Mixed Martial Arts (MMA) is a full-contact combat sport that involves striking and subduing your opponent into submission. Although, MMA is still relatively new in Malaysia, it’s without a doubt quickly evolved and become a well-loved sports entertainment.
Amongst the Malaysian stars fighting their way to the top of ONE Championship is former tourism marketing manager turned MMA athlete and now businesswoman, Nur Ain Osman or otherwise known as Ann ‘Athena’ Osman.
You think about surviving when you’re in the cage. I fight best when I’m calm and happy.
“You think about surviving when you’re in the cage. I fight best when I’m calm and happy.”
“My coach (AJ 'Pyro' Lias Mansor) always advised me to find my Zen, meaning you can’t be overwhelmed or underwhelmed.”
“Once you’ve signed the dotted line to accept a fight, we immediately dive into an eight-week intense fight camp and train every day.”
“We do our homework by researching on our opponent and finding out their weaknesses,” states Ann.
The 5’3 Sabahan strides in to Astro AWANI's office with a big smile on her face, politely introducing herself with a firm handshake. Cautious of her slightly visible baby bump, the mother-to-be seems to be in excellent shape.
Which comes as a surprise, when she confesses that she can’t resist banana leaf rice, a South Indian Cuisine that has always been Ann’s go-to cheat meal.
“I’m six months into my pregnancy but I still train in whatever way I can. It's hard to take that away from me.”
“I want to see my family grow, still take part in the sport and also see my business thrive,” says the 33-year old.
Ann runs a travel and outdoor company Xtreme Paddlers, offering white water rafting services in Kota Kinabalu, Sabah. She co-founded the company with her husband. And despite her retirement as professional MMA athlete in 2017, Ann is still part of the ONE Championship team by taking on the role of scouting new talents on the market.
Managing a business while still pursuing her fighting career required utmost discipline and heavy training, says Ann. But over time, juggling both passions took a toll on her.
“My biggest challenge was managing my time and energy because I would train almost every day of the week. Therefore, I couldn’t tackle the business hands-on.”
“It was putting a strain on me. I’ve had my time in the cage and I felt like it was time to explore other things,” she says.
I’ve had my time in the cage and I felt like it was time to explore other things
Prior to throwing punches and swinging kicks, Ann worked as a marketing manager for five years in the tourism industry in Sabah. The adventure junkie says apart from growing her business, she wants to help boost tourism in the state.
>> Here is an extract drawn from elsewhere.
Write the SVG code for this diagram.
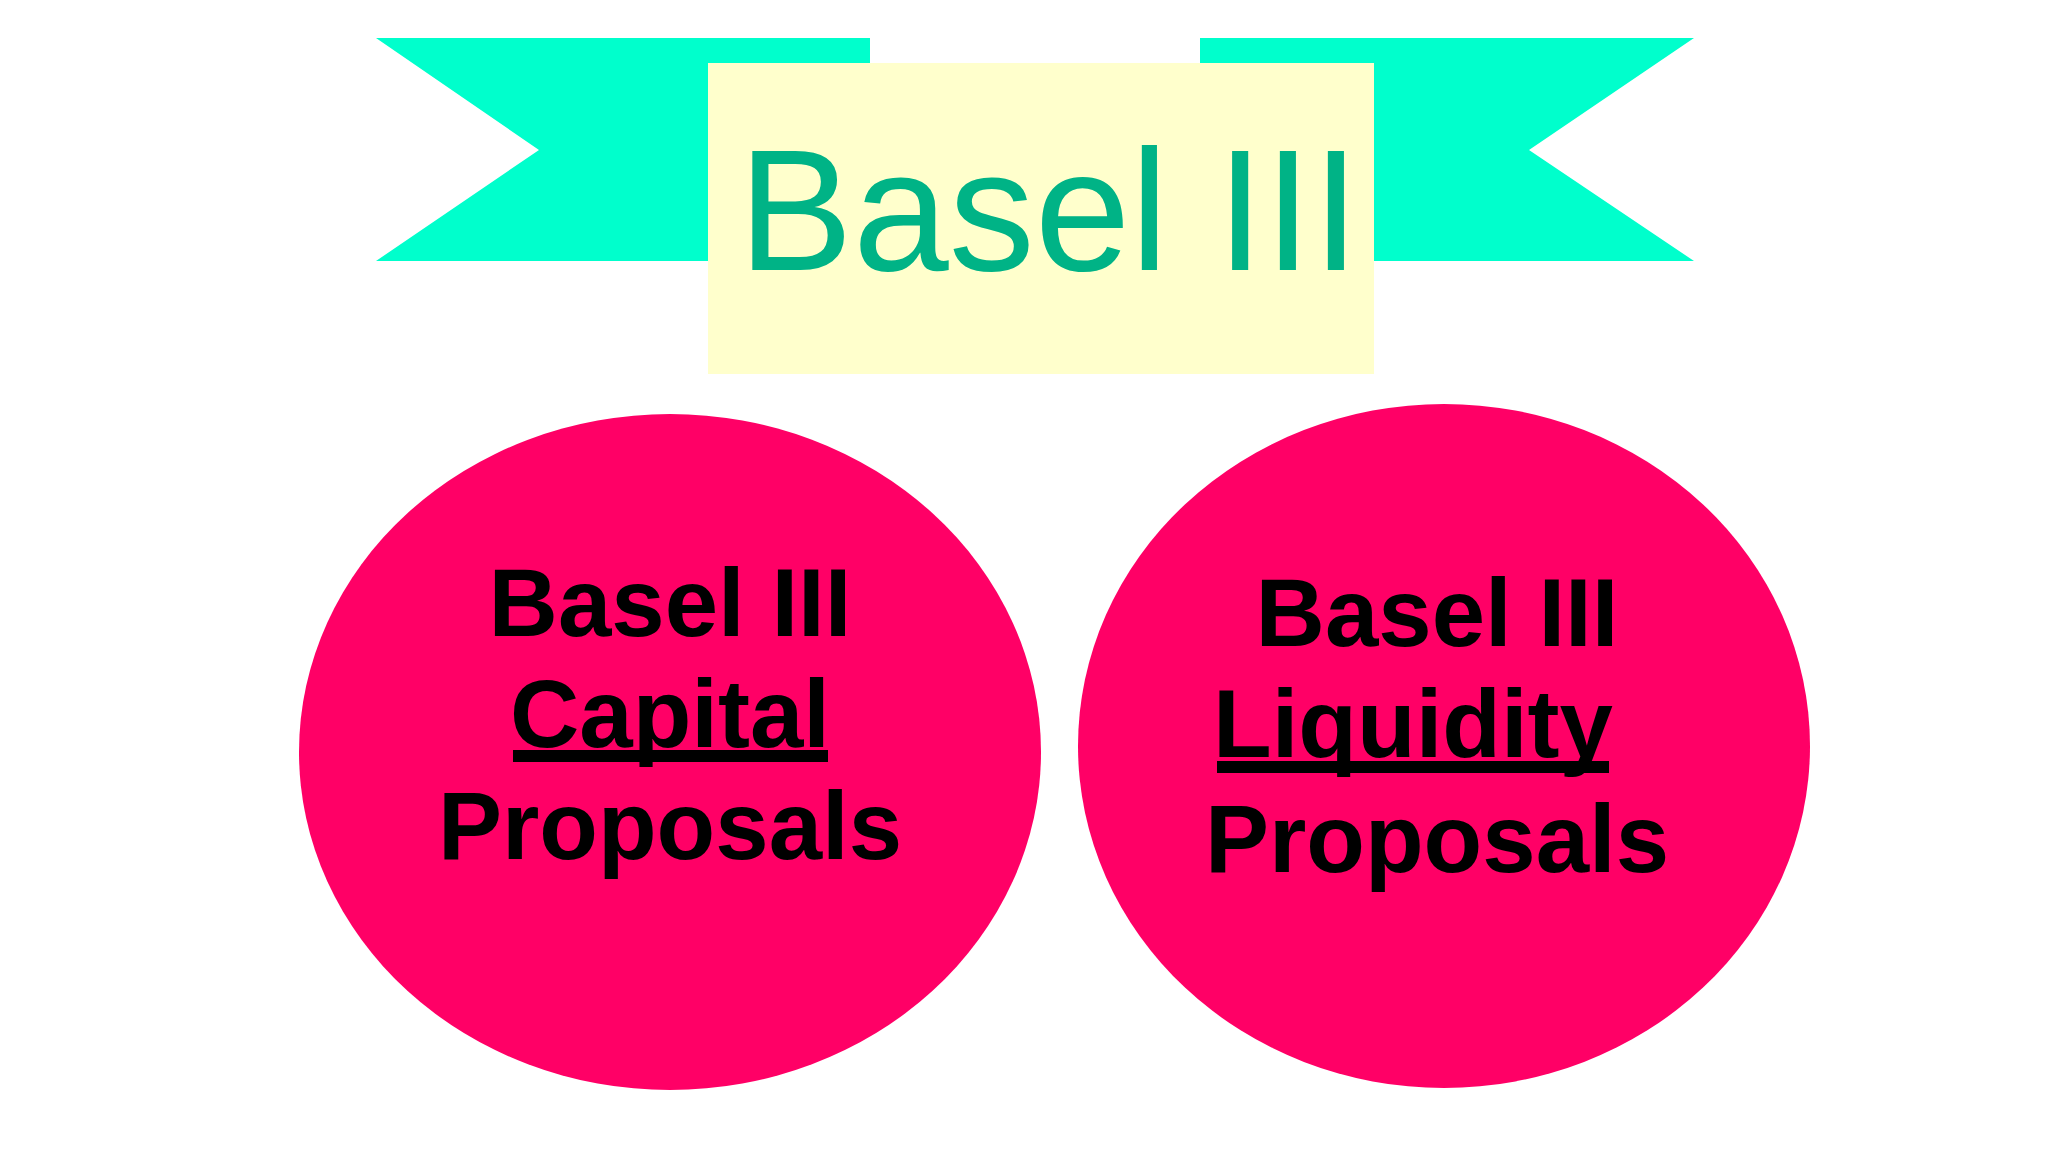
<svg xmlns="http://www.w3.org/2000/svg" width="2048" height="1152" viewBox="0 0 2048 1152">
<style>
.b{fill:#00FFCC}
.c{fill:#FF0066}
.t{font-family:"Liberation Sans",Arial,sans-serif;font-weight:bold;font-size:96px;fill:#000;text-anchor:middle}
</style>
<rect width="2048" height="1152" fill="#fff"/>
<g id="banner">
<polygon class="b" points="376,38 870,38 870,261 376,261 539,150"/>
<polygon class="b" points="1694,38 1200,38 1200,261 1694,261 1529,150"/>
<rect x="708" y="63" width="666" height="311" fill="#FFFFCC"/>
<text x="1049" y="270" font-family="Liberation Sans,Arial,sans-serif" font-size="172" fill="#00B386" text-anchor="middle">Basel III</text>
</g>
<g id="capital">
<ellipse class="c" cx="670" cy="752" rx="371" ry="338"/>
<text class="t" x="670" y="636">Basel III</text>
<text class="t" x="670" y="747">Capital</text>
<rect x="513" y="750" width="315" height="12" fill="#000"/>
<text class="t" x="670" y="859">Proposals</text>
</g>
<g id="liquidity">
<ellipse class="c" cx="1444" cy="746" rx="366" ry="342"/>
<text class="t" x="1437" y="646">Basel III</text>
<text class="t" x="1413" y="757">Liquidity</text>
<rect x="1217" y="761" width="392" height="12" fill="#000"/>
<text class="t" x="1437" y="872">Proposals</text>
</g>
<g id="connectors"/>
</svg>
Walking away after six glorious years in the fighting industry with a nine-fight - five-four (win-loss) professional fight record - Ann embodies a new face of female fighters. She is Malaysia’s first female mixed martial arts fighter to be signed to ONE Championship. She also grabbed the nation’s attention by being the first Muslim female athlete to ever compete.
She reminisces about her time as a professional MMA fighter. According to Ann, one fight consists of five rounds and the duration of one round is five minutes long.
“Five minutes may seem like a short amount of time but when you’re in that cage, it feels like forever, everything slows down.”
“The only thing that goes through my mind is the game strategy and what I need to do to land that first punch,” she adds.
Growing up, she attended Sekolah Menengah Sains Sabah and as a child, had always imagined becoming a doctor some day. One of the reasons Ann decided to pursue martial arts was to learn self-defence, following a harrowing incident where she was tailgated by a group of rowdy men.
“I had just finished a meeting with a client and this huge pickup truck just started honking at me. I was scared for my life.”
Until this day, Ann thanks martial arts for building shaping her into the person she is today.
“They followed me. And in that moment, I realised that if any of them were to attack me I wouldn’t know how to defend myself.”
“That really provoked me step into the gym and learn how to fight.”
Until this day, Ann thanks martial arts for shaping her into the person she is today.
“People still consider it a male sport but there are just as many females training in the gym.”
“I understand that it may look violent but there’s so much more to martial arts than just fighting. It teaches you the skills, values, discipline and to become a more confident when engaging in physical activities. It is good for your overall mental health,” says Ann.